Matt Larew: Hi, good evening. Thanks for the update on the customers who’ve been in to your new GMB facility. And it sounds like they’ve done audits and have qualified the facility. You talked about sort of a full fall audit calendar. I’m just curious as you’re now kind of peeking into winter, at least for those of us in the Midwest, and into the spring, sort of what the pipeline of audits look like. And then, sort of beyond that, Stephen, you referenced sort of scaling into production of those customers next year. Could you just maybe give us a sense, like are there break points along the way as they move from qualification to full production that either reflect the level of commitment to working with you or give you some higher level of certainty that sort of business is afoot? Anything sort of at least internally that you track?

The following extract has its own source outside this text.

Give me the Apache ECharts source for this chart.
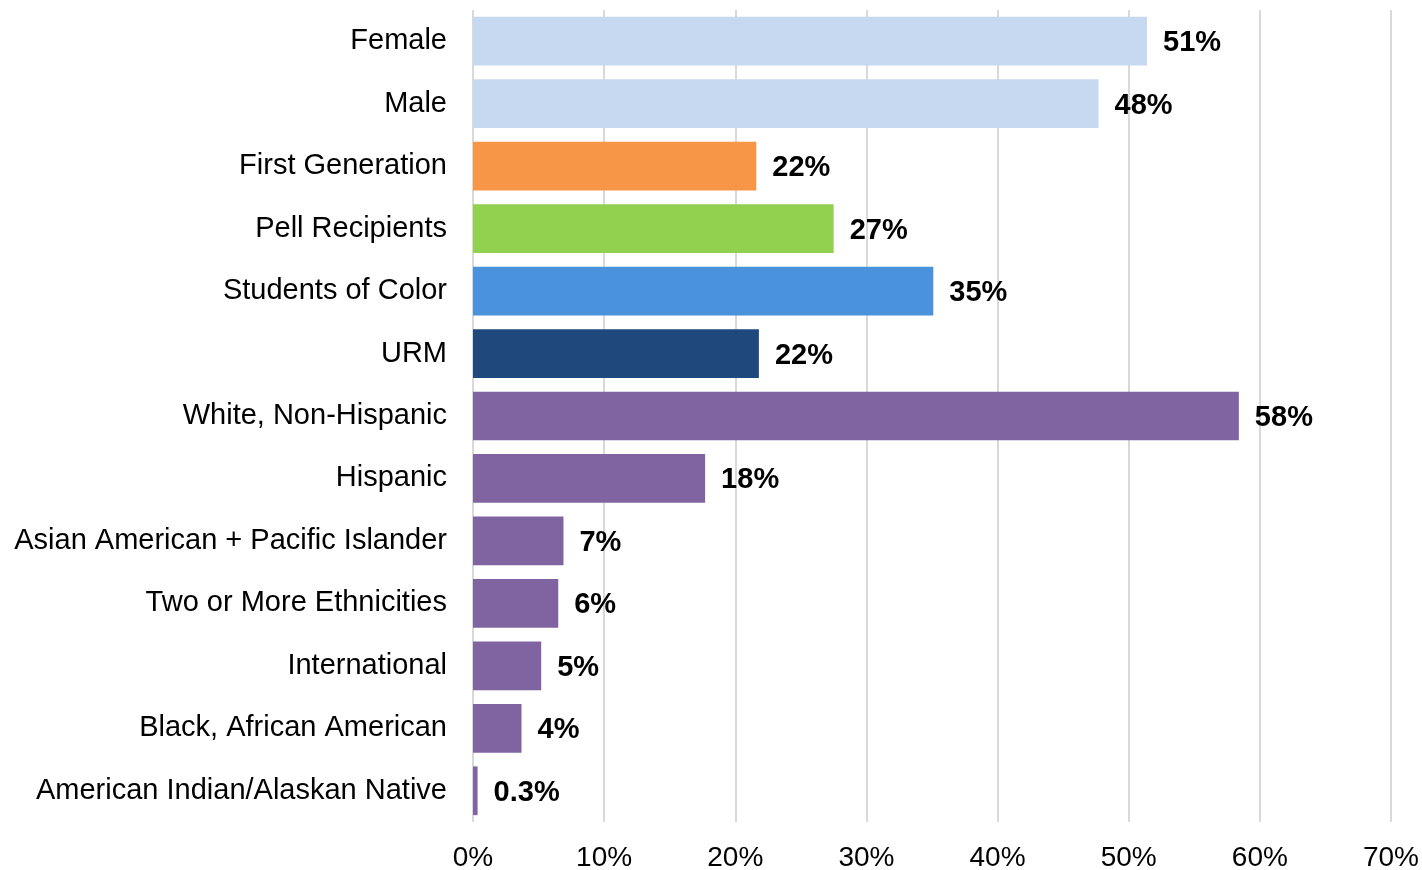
<!DOCTYPE html>
<html>
<head>
<meta charset="utf-8">
<script src="https://cdn.jsdelivr.net/npm/echarts@6/dist/echarts.min.js"></script>
<style>
  html, body { margin: 0; padding: 0; background: #fff; }
  #chart { width: 1422px; height: 870px; }
</style>
</head>
<body>
<div id="chart"></div>
<script>
// categories, top to bottom
const categories = [
  'Female', 'Male', 'First Generation', 'Pell Recipients', 'Students of Color', 'URM',
  'White, Non-Hispanic', 'Hispanic', 'Asian American + Pacific Islander',
  'Two or More Ethnicities', 'International', 'Black, African American',
  'American Indian/Alaskan Native'
]
// percent values
const values = [51.4, 47.7, 21.6, 27.5, 35.1, 21.8, 58.4, 17.7, 6.9, 6.5, 5.2, 3.7, 0.35]
// printed labels
const valueLabels = ['51%', '48%', '22%', '27%', '35%', '22%', '58%', '18%', '7%', '6%', '5%', '4%', '0.3%']
const barColors = [
  '#C6D9F1', '#C6D9F1', '#F79646', '#92D050', '#4A92DB', '#1F497D',
  '#8064A2', '#8064A2', '#8064A2', '#8064A2', '#8064A2', '#8064A2', '#8064A2'
]
const xTicks = [0, 10, 20, 30, 40, 50, 60, 70]

const font = 'Liberation Sans, Arial, sans-serif'
const chart = echarts.init(document.getElementById('chart'))

chart.setOption({
  animation: false,
  grid: { left: 473, right: 31, top: 10, bottom: 48, outerBoundsMode: 'none' },
  xAxis: {
    type: 'value',
    min: xTicks[0],
    max: xTicks[xTicks.length - 1],
    interval: 10,
    axisLine: { show: false },
    axisTick: { show: false },
    splitLine: { lineStyle: { color: '#D9D9D9', width: 2 } },
    axisLabel: {
      formatter: v => v + '%',
      color: '#000',
      fontFamily: font,
      fontSize: 28,
      margin: 22
    }
  },
  yAxis: {
    type: 'category',
    inverse: true,
    data: categories,
    axisLine: { show: false },
    axisTick: { show: false },
    axisLabel: {
      color: '#000',
      fontFamily: font,
      fontSize: 29,
      margin: 26
    }
  },
  series: [{
    type: 'bar',
    barCategoryGap: '22%',
    data: values.map((v, i) => ({ value: v, itemStyle: { color: barColors[i] } })),
    label: {
      show: true,
      position: 'right',
      distance: 16,
      offset: [0, 2],
      formatter: p => valueLabels[p.dataIndex],
      color: '#000',
      fontFamily: font,
      fontWeight: 'bold',
      fontSize: 29
    }
  }]
})
</script>
</body>
</html>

Stephen Gunstream: Yes, great. So certainly in winter, we’re starting to book audits into 2024 right now, just based on requests and continue to build out that calendar. So it looks pretty good from that perspective. Obviously, the feedback has been really positive from the customers that have seen the facility. So the pipeline, I’m pretty happy with the work that the team in the field is doing, but also just our current customers going through there and being really excited about what we’ve built. Now for the next year production piece, right? And what you’re alluding to is the timing from that qualification until really they start ramping with scale, and that is a delay. It’s less so a delay for existing customers that have audited us before and have bought GMT grade products from us, than those that we’re converting from other companies.
And there’s, for example, we have one that we’ve been working with that has, we’ve done a number of pilots with where we’ll actually make their products in our facility, then we’ll ship it to them, and then they will test it at very small batch sizes to make sure it’s meeting what they need and from their current supplier and comparing the two, and then start migrating. And then we tend to do an audit and then they host them and then we start planning a transition. That period can be sometimes if they’re an urgent need, it can be quick, but at this point in time, with the current environment, they tend to be much more selective with timing of those things and they take more of a six to 12 month time period. So, that ramp up can take some time when you are shifting from a new customer.
And we’ve been doing quite a bit of that fairly recently. So that gives us a little bit of confidence as we move into 2024, particularly the back half.
Matt Larew: Okay, and then, given the benefit of sort of going last year within our in season, we’ve heard sort of two sides of the coin from companies throughout the certain season about sequential improvement or not throughout the month in the third quarter and then October. And so just curious if you could sort of give us a sense of the latest, we obviously saw the year-over-year declines and the sequential declines in revenue, but from an order perspective, just kind of curious what the more recent trends have been.
Stephen Gunstream: Yes, I don’t think we’re in a position to say we’re at the bottom, but I can tell you that it feels like we’re at or near the bottom for our perspective. I’m just, the question is about how fast the ramps back up more than anything else. We have been, I’ve been pretty encouraged by the orders recently. And like I said, for us, when I look at it, obviously I have a lot more insight than you get to on the customer perspective, but I know we had two really large orders last year that were very unique one-time orders outside of this biopharma space. When you take and you remove those, you really start to see, hey, this underlying growth is there for Q3. And so to me, that is a actual financial metric of where we are.